Prove the convergence of $\int_1^\infty \frac 1 {x(\sqrt x + 1)} dx$
This was a question on an exam. I needed to prove that the above integral converges using the comparison test. I thought about using something along the lines of the integral of $1/(x^2+1)$ but I wasn't sure. I hope to learn from this so I can succeed on the final.

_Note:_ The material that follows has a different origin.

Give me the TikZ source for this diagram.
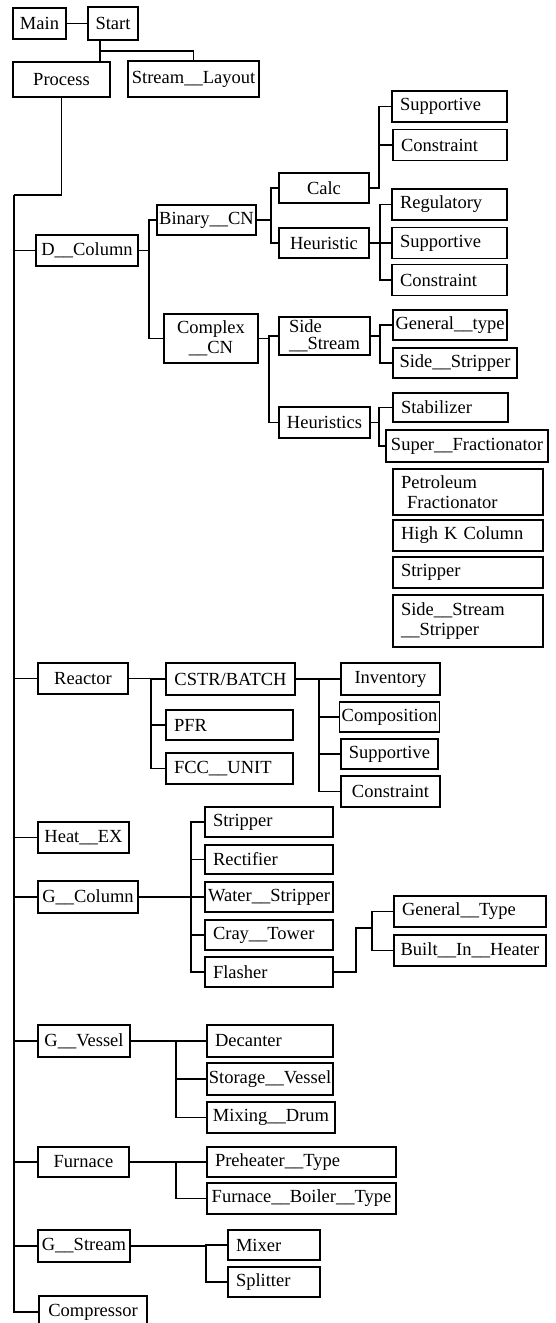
\documentclass[tikz,border=0pt]{standalone}
\usepackage{fontspec}
\setmainfont{Liberation Serif}
\usepackage{tikz}
\newcommand{\boxfont}{\fontsize{18.5}{20}\selectfont}

\begin{document}
\begin{tikzpicture}[x=1pt, y=-1pt,
    box/.style={draw, line width=1.4pt, minimum height=31pt, inner xsep=2pt, inner ysep=1pt, font=\boxfont},
    lbox/.style={box, inner xsep=8pt, text width=#1, align=left},
    link/.style={line width=1.6pt}]
    \useasboundingbox (0,0) rectangle (555,1323);
    % Disegna i nodi in alto
    \node[box, minimum width=53] (main) at (39.5,23.5) {Main};
    \node[box, minimum width=50, minimum height=33] (start) at (113,23.5) {Start};
    \node[box, minimum width=97, minimum height=35] (proc) at (61.5,79.5) {Process};
    \node[box, minimum width=131, minimum height=36] (slay) at (193.5,79) {Stream\_\_Layout};
    % Disegna il ramo D_Column
    \node[box, minimum width=102] (dcol) at (87,250.5) {D\_\_Column};
    \node[box, minimum width=99, minimum height=30] (bin) at (206.5,220) {Binary\_\_CN};
    \node[box, minimum width=94, minimum height=49, align=center] (cplx) at (211,338.5) {Complex\\\_\_CN};
    \node[box, minimum width=90, minimum height=30] (calc) at (324,188) {Calc};
    \node[box, minimum width=90, minimum height=30] (heur) at (324,243) {Heuristic};
    \node[lbox=99] (csup) at (449.5,106.5) {Supportive};
    \node[lbox=98] (ccon) at (450,145) {Constraint};
    \node[lbox=99] (hreg) at (449.5,204.5) {Regulatory};
    \node[lbox=99] (hsup) at (449.5,243) {Supportive};
    \node[lbox=99] (hcon) at (449.5,280) {Constraint};
    \node[box, minimum width=91, minimum height=38, inner ysep=0pt, align=left,
        font=\fontsize{18.5}{16.5}\selectfont] (side) at (324.5,336) {Side\\\_\_Stream};
    \node[box, minimum width=91] (heurs) at (324.5,422.5) {Heuristics};
    \node[box, minimum width=114, minimum height=30] (gen) at (450,325) {General\_\_type};
    \node[box, minimum width=124, minimum height=30] (sstrip) at (455,363) {Side\_\_Stripper};
    \node[lbox=99, minimum height=29] (stab) at (450.5,407.5) {Stabilizer};
    \node[box, minimum width=162, minimum height=32] (super) at (467,446) {Super\_\_Fractionator};
    \node[lbox=134, minimum height=46] (petro) at (468,492) {Petroleum\\\ Fractionator};
    \node[lbox=134] (highk) at (468,535.5) {High K Column};
    \node[lbox=134] (strip) at (468,572.5) {Stripper};
    \node[lbox=134, minimum height=52] (sss) at (468,621) {Side\_\_Stream\\\_\_Stripper};
    % Disegna il ramo Reactor
    \node[box, minimum width=90] (reac) at (83,678.5) {Reactor};
    \node[box, minimum width=129, minimum height=32] (cstr) at (230.5,679) {CSTR/BATCH};
    \node[lbox=111, minimum height=30] (pfr) at (229.5,725) {PFR};
    \node[lbox=111] (fcc) at (229.5,768.5) {FCC\_\_UNIT};
    \node[box, minimum width=99, minimum height=32] (inv) at (390.5,679) {Inventory};
    \node[box, minimum width=97, minimum height=30] (comp) at (389.5,717) {Composition};
    \node[box, minimum width=97, minimum height=30] (rsup) at (389.5,754) {Supportive};
    \node[box, minimum width=99] (rcon) at (390.5,791.5) {Constraint};
    % Disegna Heat_EX e il ramo G_Column
    \node[box, minimum width=91] (hex) at (83.5,837.5) {Heat\_\_EX};
    \node[box, minimum width=100, minimum height=32] (gcol) at (88,897) {G\_\_Column};
    \node[lbox=112, minimum height=30] (gstr) at (269,822) {Stripper};
    \node[lbox=112, minimum height=29] (rect) at (269,859.5) {Rectifier};
    \node[box, minimum width=128, minimum height=30] (wstr) at (269,897) {Water\_\_Stripper};
    \node[lbox=112, minimum height=30] (cray) at (269,935) {Cray\_\_Tower};
    \node[lbox=112, minimum height=30] (flash) at (269,972) {Flasher};
    \node[lbox=136] (gtype) at (470,911.5) {General\_\_Type};
    \node[box, minimum width=152] (bih) at (470,950.5) {Built\_\_In\_\_Heater};
    % Disegna i rami G_Vessel, Furnace e G_Stream
    \node[box, minimum width=92, minimum height=32] (gves) at (84,1041) {G\_\_Vessel};
    \node[lbox=110, minimum height=32] (dec) at (270,1041) {Decanter};
    \node[box, minimum width=126, minimum height=32] (stor) at (270,1079) {Storage\_\_Vessel};
    \node[box, minimum width=128] (mix) at (271,1117.5) {Mixing\_\_Drum};
    \node[box, minimum width=91, minimum height=30] (furn) at (83.5,1162) {Furnace};
    \node[lbox=173, minimum height=30] (pre) at (301.5,1162) {Preheater\_\_Type};
    \node[box, minimum width=189] (fbt) at (301.5,1198.5) {Furnace\_\_Boiler\_\_Type};
    \node[box, minimum width=92, minimum height=32] (gstrm) at (84,1246) {G\_\_Stream};
    \node[lbox=76, minimum height=30] (mixer) at (274,1245) {Mixer};
    \node[lbox=76, minimum height=30] (split) at (274,1282) {Splitter};
    \node[box, minimum width=108, minimum height=32] (compr) at (93,1312) {Compressor};
    % Disegna le linee in alto
    \draw[link] (main) -- (start);
    \draw[link] ([xshift=-13pt]start.south) -- ([xshift=-13pt]start.south |- proc.north);
    \draw[link] ([xshift=-13pt]start.south) ++(0,10) -| (slay.north);
    % Disegna la linea principale
    \coordinate (trunk) at (14,195);
    \draw[link] (proc.south) |- (trunk);
    \draw[link] (trunk) |- (compr.west);
    \foreach \n in {dcol,reac,hex,gcol,gves,furn,gstrm}
        \draw[link] (trunk) |- (\n.west);
    % Disegna le diramazioni
    \foreach \n in {bin,cplx} \draw[link] (dcol.east) -- ++(10,0) |- (\n.west);
    \foreach \n in {calc,heur} \draw[link] (bin.east) -- ++(14,0) |- (\n.west);
    \foreach \n in {csup,ccon} \draw[link] (calc.east) -- ++(9,0) |- (\n.west);
    \foreach \n in {hreg,hsup,hcon} \draw[link] (heur.east) -- ++(10,0) |- (\n.west);
    \foreach \n in {side,heurs} \draw[link] (cplx.east) -- ++(10,0) |- (\n.west);
    \foreach \n in {gen,sstrip} \draw[link] (side.east) -- ++(9,0) |- (\n.west);
    \foreach \n in {stab,super} \draw[link] (heurs.east) -- ++(8,0) |- (\n.west);
    \foreach \n in {cstr,pfr,fcc} \draw[link] (reac.east) -- ++(22,0) |- (\n.west);
    \foreach \n in {inv,comp,rsup,rcon} \draw[link] (cstr.east) -- ++(23,0) |- (\n.west);
    \foreach \n in {gstr,rect,wstr,cray,flash} \draw[link] (gcol.east) -- ++(52,0) |- (\n.west);
    \coordinate (fbus) at (372,928);
    \draw[link] (flash.east) -- ++(22,0) |- (fbus);
    \foreach \n in {gtype,bih} \draw[link] (fbus) |- (\n.west);
    \foreach \n in {dec,stor,mix} \draw[link] (gves.east) -- ++(45,0) |- (\n.west);
    \foreach \n in {pre,fbt} \draw[link] (furn.east) -- ++(46,0) |- (\n.west);
    \foreach \n in {mixer,split} \draw[link] (gstrm.east) -- ++(75,0) |- (\n.west);
\end{tikzpicture}
\end{document}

Any help is appreciated.
On
Your integral is convergent since $\frac{1}{x(\sqrt{x}+1)}$ is equivalent to $\frac{1}{x^{3/2}}$ when $x$ is large and $3/2>1$ so by the Riemann criterion we have $\int_{1}^{+\infty} \frac{1}{x^{3/2}}$ is convergent so we get the convergence of the integral $\int_{1}^{+\infty}\frac{1}{x(\sqrt{x}+1)}.$
Note that $\sqrt{x}+1 \ge \sqrt{x}$ implies that $\frac{1}{\sqrt{x}+1}\le\frac{1}{\sqrt{x}}$.
Thus, we have for $x>0$
$$\left|\frac{1}{x(\sqrt{x}+1)}\right|\le\frac{1}{x^{3/2}}$$
Since $$\int_1^{\infty}x^{-3/2}dx=2$$
then by the comparison test, we conclude that
$$\int_1^{\infty}\frac{dx}{x(x^{1/2}+1)}\,\,\text{converges}$$